И вот выводы экспертизы: «Клиническая картина была не характерна для типичной формы острого аппендицита, что требовало проведения дополнительного обследования, которое в сложившейся ситуации было невозможно из-за отказа пациентки 26 августа от дальнейшего наблюдения в стационаре». «Медицинская помощь в соответствии с выставленным диагнозом «Острый гастроэнтерит неуточненный» была оказана качественно, но не в полном объеме».
То есть, игнорирование результатов анализа крови и повышенной температуры, отсутствие УЗИ, консультации других врачей и назначения дополнительных анализов, лечение активированным углем и ношпой в инфекционном отделении — это «качественная медицинская услуга». А в том, что у меня развился перитонит, виновата я — потому что ушла из больницы со справкой об «удовлетворительном состоянии».
К слову, клизма, которую мне сделали несколько раз, противопоказана при аппендиците. Не исключено, что эта процедура ухудшила мое состояние и стимулировала перитонит.
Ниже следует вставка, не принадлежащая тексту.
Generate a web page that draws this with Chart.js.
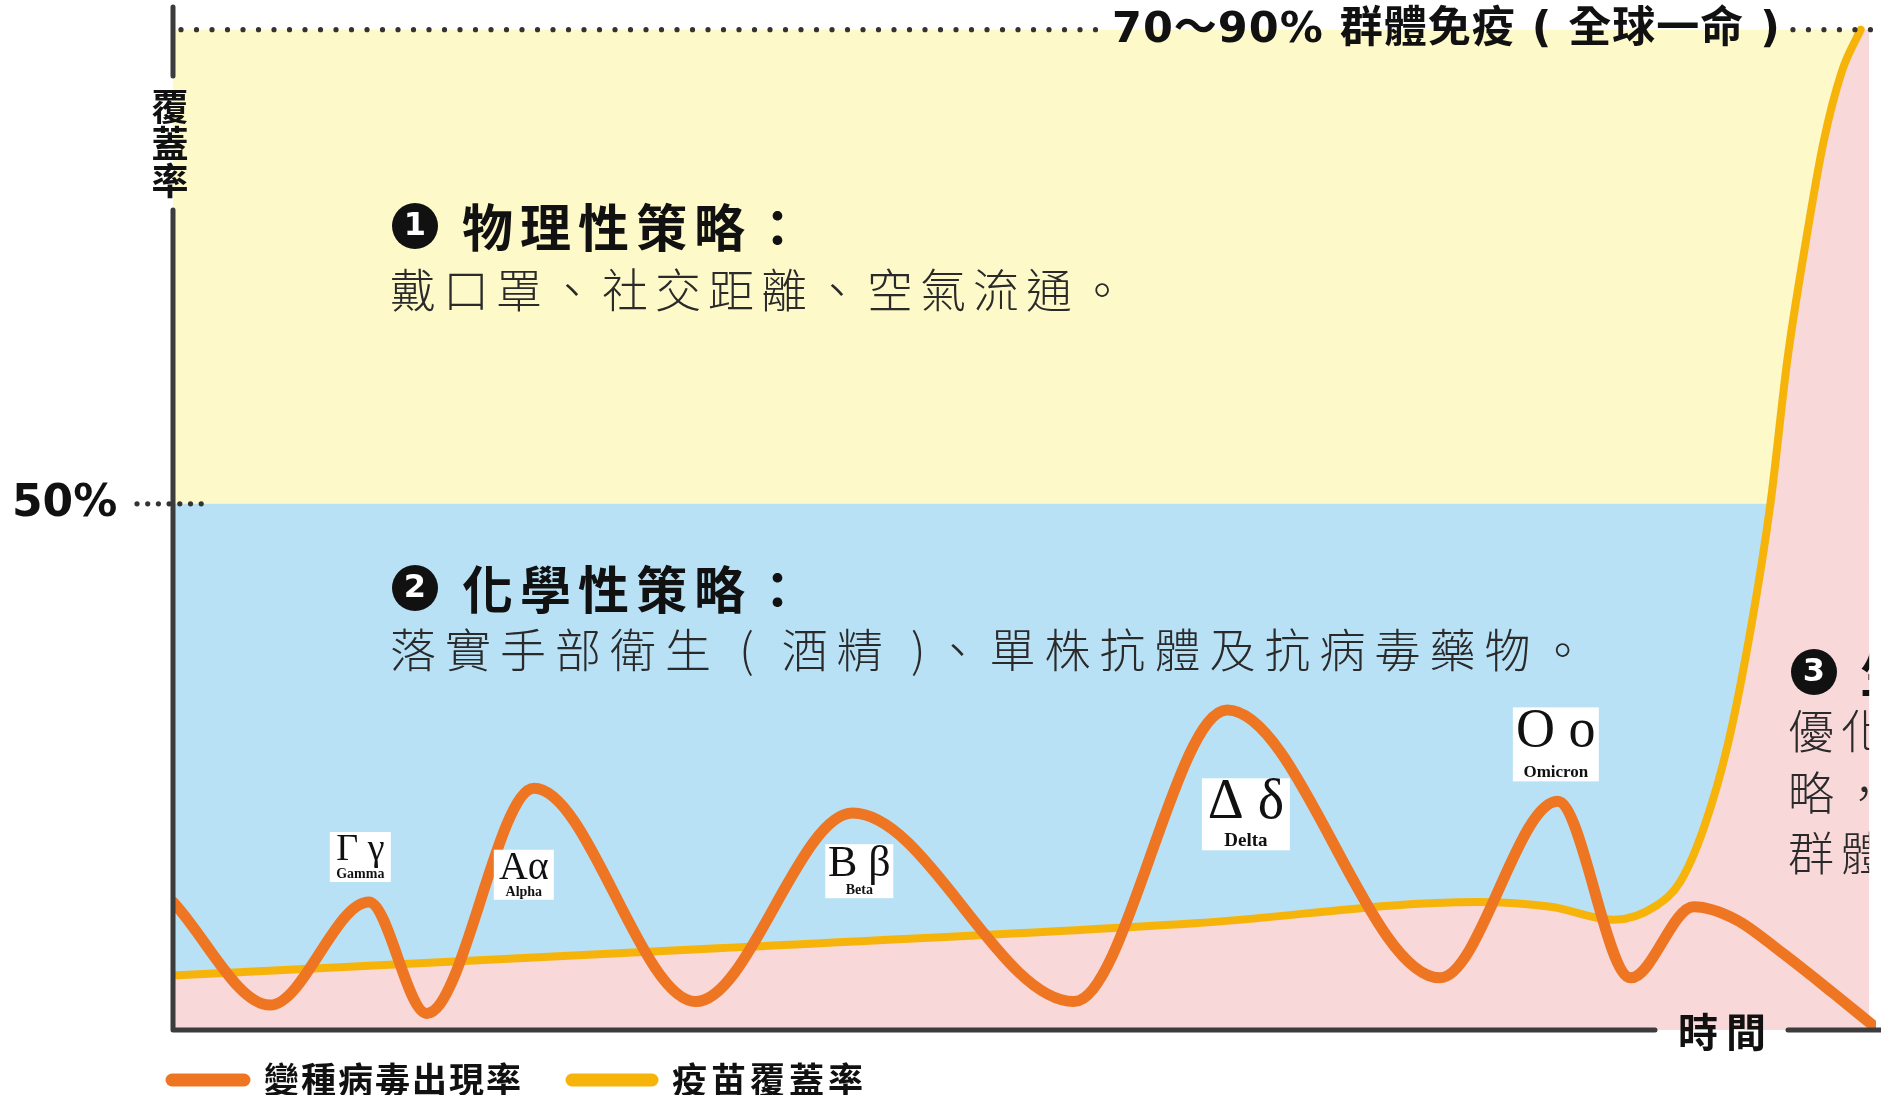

Мы обратились в независимую экспертизу, которая сделала совершенно другие выводы. В том числе, и то, что моему здоровью был причинен тяжкий вред. Это стало поводом для возбуждения уголовного дела, которое тянется до сих пор, 7 месяцев.
Несколько моментов, которые стали для меня показательными. На первом заседании в суде представители ЦГБ сказали, что гинеколог меня осматривал. После того, как мы опровергли это, гинеколог из дела исчез.
Затем суд запросил рентгенографические снимки, которые мне делали, на экспертизу. В ЦГБ пояснили, что они были… уничтожены, так как хранятся всего месяц. Мы не поверили и сделали запрос в минздрав. В ведомстве уточнили, что снимки должны храниться год. После этого одна рентгенография нашлась — от 25 августа. От 26-го так и не предоставили. И не факт, что это результаты моего обследования — мы предполагаем, что все-таки на снимках можно было определить, что у меня аппендицит.
Мы намерены бороться до конца — это наш, если хотите, гражданский долг. Ведь в руки этих медиков может попасть любой из нас. И не факт, что они поставят верный диагноз, назначат правильное лечение...
Уголовное дело было возбуждено 5 сентября прошлого года. За время расследования, в нарушение положений ч.8 ст.162 УПК РФ, я не получила ни одного уведомления о продлении сроков расследования. О причинах продления мне известно лишь со слов следователя: он уверял меня в том, что до настоящего времени не проведена судебно-медицинская экспертиза и не установлено местонахождение врача – инфекциониста Медведевой. Эта экспертиза до настоящего времени даже не назначена и не направлена для работы в соответствующее учреждение. Врачи, виновные в причинении вреда моему здоровью, безнаказанно продолжают работать в той же больнице.
То, что мы решилась на судебные разбирательства с врачами, нам ставят в упрек: «Одного врача (Волкова) мы уже потеряли, хотите, чтобы и других лишились?». Но мой случай - повод серьезно задуматься о квалификации тех, кто работает в больнице. О том, почему при «отличном оснащении больниц» по-прежнему ставят неверные диагнозы, что может стоить больному жизни. Почему у нас сложилось такое отношение к пациентам, когда перед ними даже не извиняются за неправильно поставленный диагноз. А, напротив, укоряют, что затеяли разбирательства.
Наверное, самым правильным в этом случае было промолчать и сказать «Спасибо, что жива». Я и говорю, но совсем другим врачам».